Introduction
Lowering the cost of health care is consistently one of the top priorities for Americans. Prior to the COVID-19 pandemic, public opinion polls found that more than two-thirds of Americans, regardless of party affiliation, considered lowering the cost of health care to be very or extremely important. Health care spending is determined by the number of people served, the number of services provided and the amount paid per service.
While consumers are concerned about the cost of health care overall, the prices paid for hospital services across Kansas are the focus of this brief. Hospitals accounted for the largest share (37 percent) of the $3.2 trillion in national health care spending in 2019, and the largest share (39 percent) of the $22.2 billion spent in Kansas in 2014, the most recent estimate available.
Using data from a recently released study by the RAND Corporation, this issue brief finds that hospital prices paid for hospital services by self-insured employers vary at least two- to three-fold in Kansas. Higher prices lead to higher health care spending, which is directly reflected in the out-of-pocket cost’s consumers pay and the increasing cost of health insurance premiums for employers and consumers.
The RAND study summarizes 2016 through 2018 claims submitted by community hospitals across the nation. The study includes claims submitted to self-insured employers from 49 states (including Kansas) and Washington, D.C., and additional claims submitted to private payers (e.g., insurance companies) as recorded in All Payer Claims Databases in six states (Connecticut, Colorado, Delaware, Maine, New Hampshire and Rhode Island). The study provides a first look at variations in hospital prices across Kansas and makes the case for a more comprehensive source of information on health care prices. A new federal funding opportunity discussed on page 4 could improve access and availability of claims data for understanding health care prices in Kansas.

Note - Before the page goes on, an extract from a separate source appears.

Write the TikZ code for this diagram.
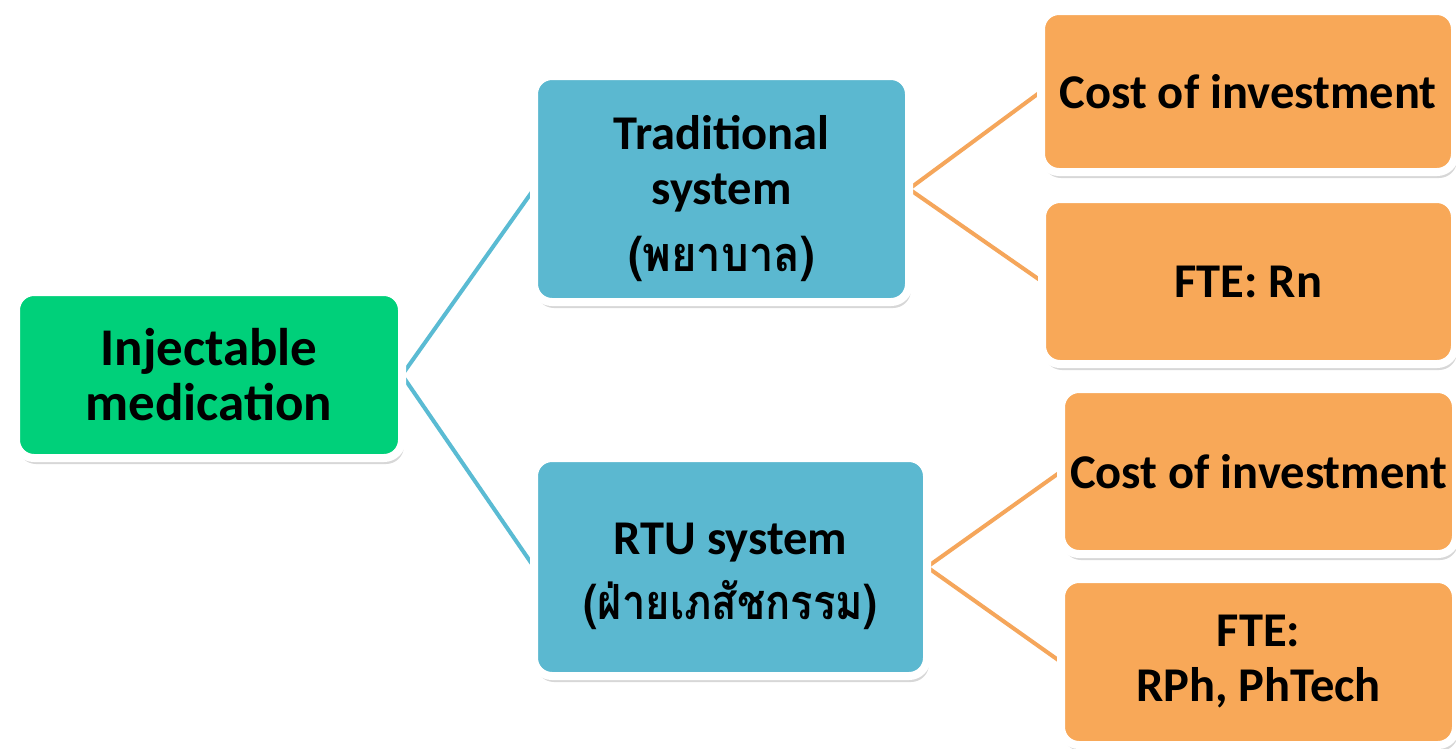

How are Hospital Prices Set?
The price for hospital services would ideally use a systematic methodology that balances the cost to the provider of organizing and delivering services and the need of the payer to manage financial risk. However, the methods used by payers to establish prices are many and complex. The RAND study’s analytical approach was based on the Fee-For-Service (FFS) payment model. The FFS payment model sets a price for every individual health care item, service or bundle of services and in most cases providers are reimbursed at the set price regardless of the charged amount.
Pricing Services in Medicare
Medicare sets hospital prices in most cases using FFS formulas defined in federal statute and regulation. The pricing formulas vary by provider type and setting (e.g., hospital inpatient and outpatient departments), but there are common features among them. Each formula typically pays a base rate for an item, service or bundle that is adjusted to account for the complexity of the patient’s case, policy-based incentives (e.g., bonuses for meeting quality standards) and geographic factors like local wages or rurality. Because of these formulas there are minimal differences across individual providers in the prices paid for the same item or service in the same setting. In other words, hospitals within the same region should receive similar payments from Medicare for similar services. One notable exception relates to Critical Access Hospitals (CAHs), to which Medicare currently pays 101 percent of allowable costs in order to keep essential services in rural communities.
Pricing Services with ESI
Employer Sponsored Insurance (ESI) prices are determined through negotiations, and the contracts with providers are generally not available for public review. The negotiations likely consider factors including consultation with providers and outside experts, public data on quality, technology used, expected outcomes, geographic needs, efforts of network providers to consider social determinants of health, the cost of treatment and its effectiveness, the provider’s payer mix (e.g. the proportion of uninsured, Medicaid, Medicare and private insurance patients) and market power.
Market power is often cited as a significant factor in determining the prices paid for hospital services. Hospitals that are more in demand by patients are generally able to negotiate higher prices with payers, and conversely payers with a higher percentage of enrollees in a hospital’s service area generally can negotiate lower prices. There also is some limited evidence from one study in another state that insurance providers serving as third-party administrators may be willing to agree to higher prices for services provided to employees of self-insured employers because the third-party administrator bears less risk for these payments.
Why Do Hospital Prices Vary?
Despite the critical role of prices in overall spending, little is publicly known about why the prices that ESI pays vary or how those prices are determined. While this is beginning to change — as of January 1, 2021, hospitals are required by federal regulation to provide accessible pricing information online — some hospitals around the country are refusing to publish their prices or making them difficult to find, and court challenges are being launched. Even when prices are published online it is difficult for consumers to determine the quality or value, they are receiving for the prices paid and to understand more generally why prices vary among services and providers.
Differences in clinical quality and payer mix are often cited as a reason for price variation between hospitals. However, the RAND study found neither an association between ESI price and a hospital’s Medicare and Medicaid payer mix nor a strong correlation between price with either quality or patient safety. Although RAND standardized the prices paid at each hospital to make them comparable, they acknowledged that their methods may not have completely accounted for differences in payer mix and service intensity (e.g., the care coordination, type, number and frequency of providers required to meet patients’ needs) among hospitals.